Stare into the brightness of God’s gifts, woman, if you think can handle it without being utterly blinded by the visage! Better still — go on. Be blinded, and stop relying on what you can see! Taste the goodness by turning your kitchen upside down over the gift of a single pepper, feel the complex kindness of His love by digging your fingers deep into the glutenous mass that is focaccia bread dough. Smell the faint sweetness of dried cherries as they magically plump up under the siren song of boiling water, and hear the the hiss of steam when you pour water into a basin tucked away in the bottom of a piping hot oven, the very water preparing to do battle on your behalf in the fight for the perfect chewy, satisfying crust. You’d best gird up your loins if you are going to try and pitch me the outrageous line that somehow life is bigger and better and fuller as a cog in a wheel outside the home, as a slave to a clock and an employer and a transportation system — it takes an awful lot of stubborn cheek to pitch a brazen lie to a free woman. Away then, with your upside-down visions! Your world is too small, for you have lost the joy of all small things!
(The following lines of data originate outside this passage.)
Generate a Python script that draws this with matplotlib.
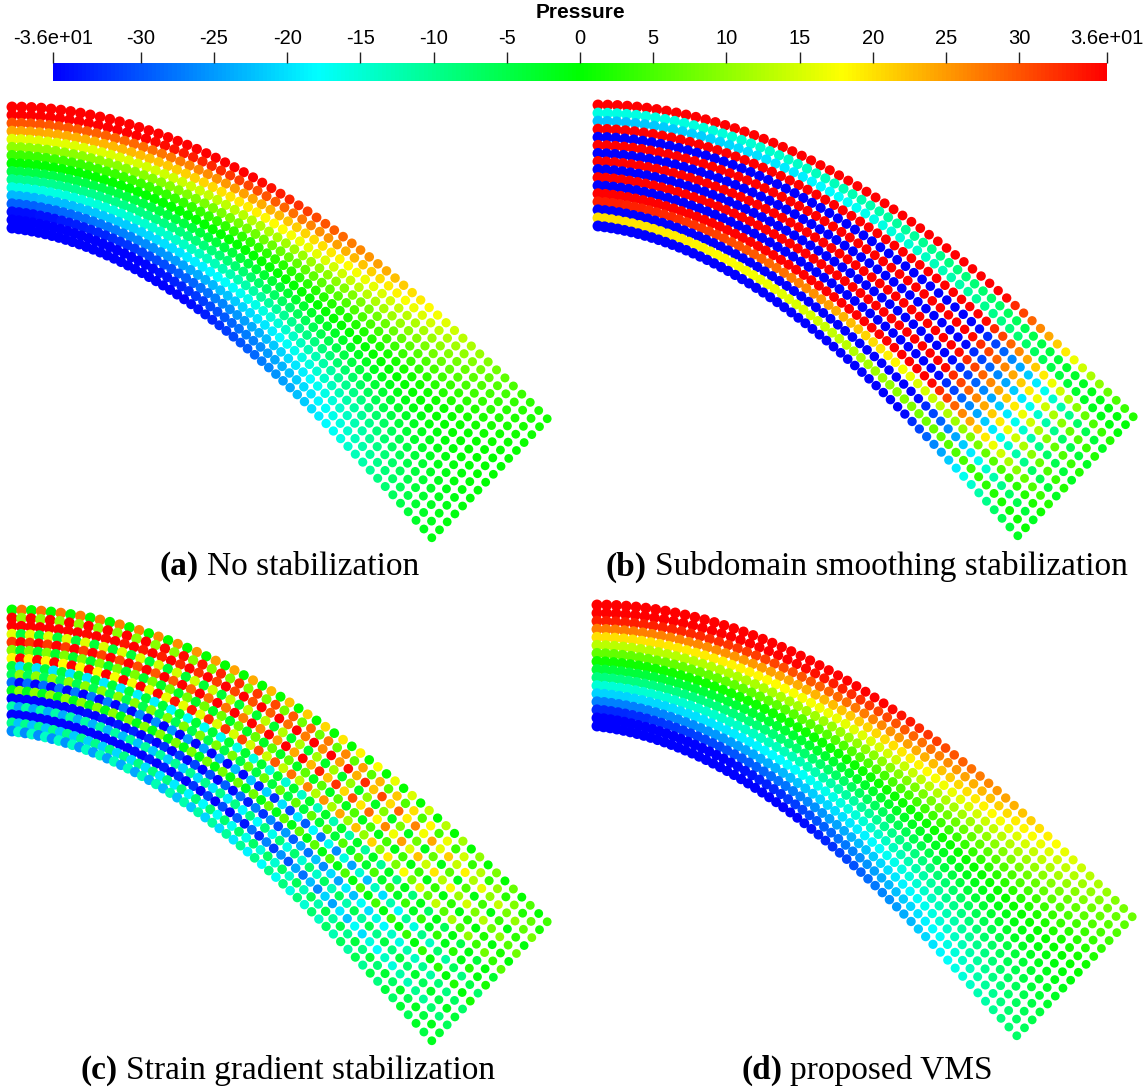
import numpy as np
import matplotlib
matplotlib.use('Agg')
import matplotlib.pyplot as plt
from matplotlib.colors import LinearSegmentedColormap, Normalize
from matplotlib.cm import ScalarMappable

# colour scale (ParaView rainbow)
p_min, p_max = -36.0, 36.0
cbar_ticks = [-36, -30, -25, -20, -15, -10, -5, 0, 5, 10, 15, 20, 25, 30, 36]
cbar_labels = ['-3.6e+01', '-30', '-25', '-20', '-15', '-10', '-5', '0',
               '5', '10', '15', '20', '25', '30', '3.6e+01']

captions = [('(a)', 'No stabilization'),
            ('(b)', 'Subdomain smoothing stabilization'),
            ('(c)', 'Strain gradient stabilization'),
            ('(d)', 'proposed VMS')]

# particle lattice: 16 rows across the thickness, 60 columns along the beam
n_rows, n_cols = 16, 60

# pressure at the clamped end, top row first
root_a = [44, 38, 30, 24, 16, 10, 4, 0, -5, -10, -16, -23, -29, -35, -40, -44]
root_b = [80, -16, -22, 80, -80, 80, -80, 80, -80, 80, -80, 80, 34, -80, 20, -80]
root_c = [14, 24, 44, 6, 40, 3, 28, -12, 2, -36, 4, -40, -18, -42, -16, -20]
alt_c = [-14, 14, -8, 10, -8, 6, -10, 8, -8, 8, -6, 4, 6, -4, 6, -6]
root_d = [46, 40, 34, 27, 20, 13, 7, 1, -4, -9, -15, -21, -27, -33, -39, -45]

# decay of pressure along the beam, root to tip
decay = [1.00, 1.00, 1.00, 1.00, 0.99, 0.99, 0.99, 0.98, 0.98, 0.97,
         0.97, 0.96, 0.95, 0.95, 0.94, 0.93, 0.92, 0.91, 0.90, 0.89,
         0.88, 0.87, 0.86, 0.84, 0.83, 0.82, 0.80, 0.79, 0.77, 0.76,
         0.74, 0.72, 0.70, 0.68, 0.67, 0.65, 0.62, 0.60, 0.58, 0.56,
         0.54, 0.51, 0.49, 0.46, 0.44, 0.41, 0.39, 0.36, 0.33, 0.30,
         0.27, 0.24, 0.21, 0.18, 0.15, 0.12, 0.09, 0.07, 0.05, 0.03]
decay_d = [1.00, 1.00, 1.00, 1.00, 1.00, 0.99, 0.99, 0.99, 0.98, 0.98,
           0.97, 0.97, 0.96, 0.96, 0.95, 0.94, 0.93, 0.93, 0.92, 0.91,
           0.90, 0.89, 0.88, 0.87, 0.86, 0.85, 0.84, 0.82, 0.81, 0.80,
           0.78, 0.77, 0.75, 0.74, 0.72, 0.70, 0.69, 0.67, 0.65, 0.63,
           0.61, 0.59, 0.57, 0.55, 0.53, 0.51, 0.48, 0.46, 0.44, 0.41,
           0.39, 0.36, 0.34, 0.31, 0.28, 0.26, 0.23, 0.20, 0.18, 0.16]

W, H = 1145, 1091
fig = plt.figure(figsize=(W / 100, H / 100), dpi=100)
cmap = LinearSegmentedColormap.from_list(
    'rainbow_pv', ['#0000ff', '#00ffff', '#00ff00', '#ffff00', '#ff0000'])
norm = Normalize(p_min, p_max)


def px_axes(x, y, w, h):
    return fig.add_axes([x / W, 1 - (y + h) / H, w / W, h / H])


# deformed beam shape (pixel units inside a panel)
u = np.arange(n_cols) / (n_cols - 1)
theta = 0.77 * (2 * u - u ** 2)
ga = 1 + 0.22 * u
gt = 1 + 0.37 * u
ds, dt = 9.72, 121 / 15
step = ds * ga
top_x = 12 + np.concatenate([[0], np.cumsum(step[:-1] * np.cos((theta[:-1] + theta[1:]) / 2))])
top_y = 12 + np.concatenate([[0], np.cumsum(step[:-1] * np.sin((theta[:-1] + theta[1:]) / 2))])
rows = np.arange(n_rows)[:, None]
X = top_x[None, :] - rows * dt * gt[None, :] * np.sin(theta)[None, :]
Y = top_y[None, :] + rows * dt * gt[None, :] * np.cos(theta)[None, :]
size = np.tile(62 - 22 * u, (n_rows, 1))

dec = np.array(decay)[None, :]
dec_d = np.array(decay_d)[None, :]
sign = (-1.0) ** np.arange(n_cols)[None, :]
fields = [np.array(root_a)[:, None] * dec,
          np.array(root_b)[:, None] * dec,
          (np.array(root_c)[:, None] + np.array(alt_c)[:, None] * sign) * dec_d,
          np.array(root_d)[:, None] * dec_d]

origins = [(0, 95), (586, 93), (0, 598), (585, 593)]
pw, ph = 560, 450
for k, (ox, oy) in enumerate(origins):
    ax = px_axes(ox, oy, pw, ph)
    ax.scatter(X.ravel(), Y.ravel(), c=fields[k].ravel(), cmap=cmap, norm=norm,
               s=size.ravel(), linewidths=0)
    ax.set_xlim(0, pw)
    ax.set_ylim(ph, 0)
    ax.axis('off')

cap_fs = 24
cap_pos = [(288, 567), (866, 567), (288, 1070), (866, 1070)]
for (lab, txt), (cx, cy) in zip(captions, cap_pos):
    t = fig.text(cx / W, 1 - cy / H, lab + ' ' + txt, fontsize=cap_fs,
                 family='Liberation Serif', ha='center', va='center', alpha=0)
    fig.canvas.draw()
    bb = t.get_window_extent()
    t.remove()
    fig.text(bb.x0 / W, 1 - cy / H, lab, fontsize=cap_fs, family='Liberation Serif',
             weight='bold', ha='left', va='center')
    lw = fig.text(0, 0, lab + ' ', fontsize=cap_fs, family='Liberation Serif', weight='bold')
    fig.canvas.draw()
    off = lw.get_window_extent().width
    lw.remove()
    fig.text((bb.x0 + off) / W, 1 - cy / H, txt, fontsize=cap_fs, family='Liberation Serif',
             ha='left', va='center')

# colour bar
cax = px_axes(53, 63, 1054, 18)
cb = fig.colorbar(ScalarMappable(norm=norm, cmap=cmap), cax=cax, orientation='horizontal')
cb.outline.set_visible(False)
cax.xaxis.set_ticks_position('top')
cax.xaxis.set_label_position('top')
cb.set_ticks(cbar_ticks)
cb.set_ticklabels(cbar_labels)
cax.tick_params(axis='x', direction='out', length=8, width=1, color='#222222',
                labelsize=14.5, pad=3)
for lbl in cax.get_xticklabels():
    lbl.set_family(['Liberation Sans Narrow', 'Liberation Sans', 'DejaVu Sans'])
fig.text(580 / W, 1 - 13 / H, 'Pressure', fontsize=15, weight='bold',
         family=['Liberation Sans Narrow', 'Liberation Sans', 'DejaVu Sans'],
         ha='center', va='center')

fig.savefig('out.png', dpi=100)
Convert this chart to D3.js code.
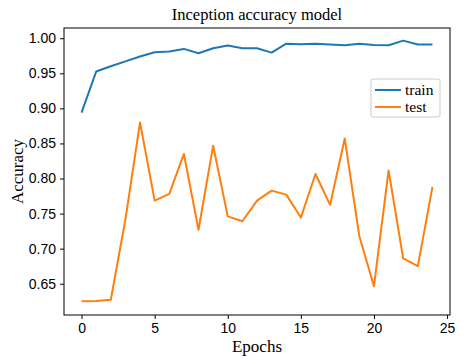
<!DOCTYPE html>
<html>
<head>
<meta charset="utf-8">
<script src="https://cdn.jsdelivr.net/npm/d3@7"></script>
<style>
  body { margin: 0; background: #fff; }
  svg { display: block; font-family: "Liberation Serif", "DejaVu Serif", serif; }
  .tick text { font-size: 14px; fill: #000; }
</style>
</head>
<body>
<div id="chart-area"><svg></svg></div>
<script>
const epochs = d3.range(0, 25);
const trainAcc = [0.894, 0.9525, 0.960, 0.967, 0.974, 0.980, 0.981, 0.9848, 0.9787, 0.9858,
  0.9895, 0.9858, 0.9858, 0.9795, 0.9923, 0.9913, 0.992, 0.991, 0.990, 0.992,
  0.9905, 0.990, 0.9966, 0.991, 0.991];
const testAcc = [0.625, 0.6255, 0.6272, 0.7415, 0.880, 0.7685, 0.778, 0.835, 0.727, 0.8468,
  0.746, 0.739, 0.7685, 0.7827, 0.777, 0.7443, 0.8065, 0.7624, 0.857, 0.7177,
  0.6465, 0.8116, 0.686, 0.675, 0.788];
const xTicks = [0, 5, 10, 15, 20, 25];
const yTicks = [0.65, 0.70, 0.75, 0.80, 0.85, 0.90, 0.95, 1.00];
const seriesNames = ['train', 'test'];
const colors = ['#1f77b4', '#ff7f0e'];

const chartSize = { width: 468, height: 359 };
const margin = { left: 64, right: 18, top: 28, bottom: 44 };
const width = chartSize.width - margin.left - margin.right;
const height = chartSize.height - margin.top - margin.bottom;

const svg = d3.select('#chart-area svg')
    .attr('width', chartSize.width)
    .attr('height', chartSize.height);

const g = svg.append('g')
    .attr('transform', `translate(${margin.left},${margin.top})`);

const x = d3.scaleLinear().domain([-1.2, 25.2]).range([0, width]);
const y = d3.scaleLinear().domain([0.6054, 1.0146]).range([height, 0]);

const line = d3.line()
    .x((d, i) => x(epochs[i]))
    .y(d => y(d));

[trainAcc, testAcc].forEach((series, k) => {
    g.append('path')
        .datum(series)
        .attr('fill', 'none')
        .attr('stroke', colors[k])
        .attr('stroke-width', 2)
        .attr('stroke-linejoin', 'round')
        .attr('d', line);
});

const xAxis = d3.axisBottom(x).tickValues(xTicks).tickFormat(d3.format('d')).tickSize(4).tickPadding(4);
const yAxis = d3.axisLeft(y).tickValues(yTicks).tickFormat(d3.format('.2f')).tickSize(4).tickPadding(4);

g.append('g')
    .attr('transform', `translate(0,${height})`)
    .call(xAxis)
    .call(a => a.select('.domain').remove());
g.append('g')
    .call(yAxis)
    .call(a => a.select('.domain').remove());

g.selectAll('.tick text').attr('font-family', null);
g.selectAll('.tick line').attr('stroke', '#000');

g.append('rect')
    .attr('width', width)
    .attr('height', height)
    .attr('fill', 'none')
    .attr('stroke', '#000')
    .attr('stroke-width', 1);

svg.append('text')
    .attr('x', margin.left + width / 2)
    .attr('y', 20)
    .attr('text-anchor', 'middle')
    .attr('font-size', 16.5)
    .text('Inception accuracy model');

svg.append('text')
    .attr('x', margin.left + width / 2)
    .attr('y', 352)
    .attr('text-anchor', 'middle')
    .attr('font-size', 17)
    .text('Epochs');

svg.append('text')
    .attr('transform', `translate(23,${margin.top + height / 2}) rotate(-90)`)
    .attr('text-anchor', 'middle')
    .attr('font-size', 17)
    .text('Accuracy');

const legend = svg.append('g').attr('transform', 'translate(371,79)');
legend.append('rect')
    .attr('width', 69)
    .attr('height', 38)
    .attr('rx', 2)
    .attr('fill', '#fff')
    .attr('stroke', '#ccc');
seriesNames.forEach((name, k) => {
    const row = legend.append('g').attr('transform', `translate(0,${11 + k * 17})`);
    row.append('line')
        .attr('x1', 4).attr('x2', 30)
        .attr('stroke', colors[k]).attr('stroke-width', 2);
    row.append('text')
        .attr('x', 34)
        .attr('y', 5)
        .attr('font-size', 15.5)
        .text(name);
});
</script>
</body>
</html>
The God who created Everest with a word also spoke salt into being, the Lord of the vastness of space is Lord also of the cookie jar, the yeast, the mysteries of cheese and beer and bananas that ripen fastest in brown paper bags. Give up and give over that cursed gullibility that looks down on the glories of high calories and hard work, that thinks laundry and feeding people are drudgeries and sees no irony in spending 12 hours a day in a cubicle mindlessly doing what you are told.
When you have emptied your affections of all such rot, look up. The Giver has hands spilling over with gifts for you — load up your arms, set fire to your imagination, and GO TO IT.
3 Responses
Ellen
Yearning to be utterly blinded by the Visage and emptied of all lesser affections. (But making cream cheese, not so much.)
barb
I cannot heartily recommend the whole cream cheese venture anyway. Turns out Philadelphia does it well and there is an alarming lack of street cred accrued in usurping their rightful place as chief cream cheese makers.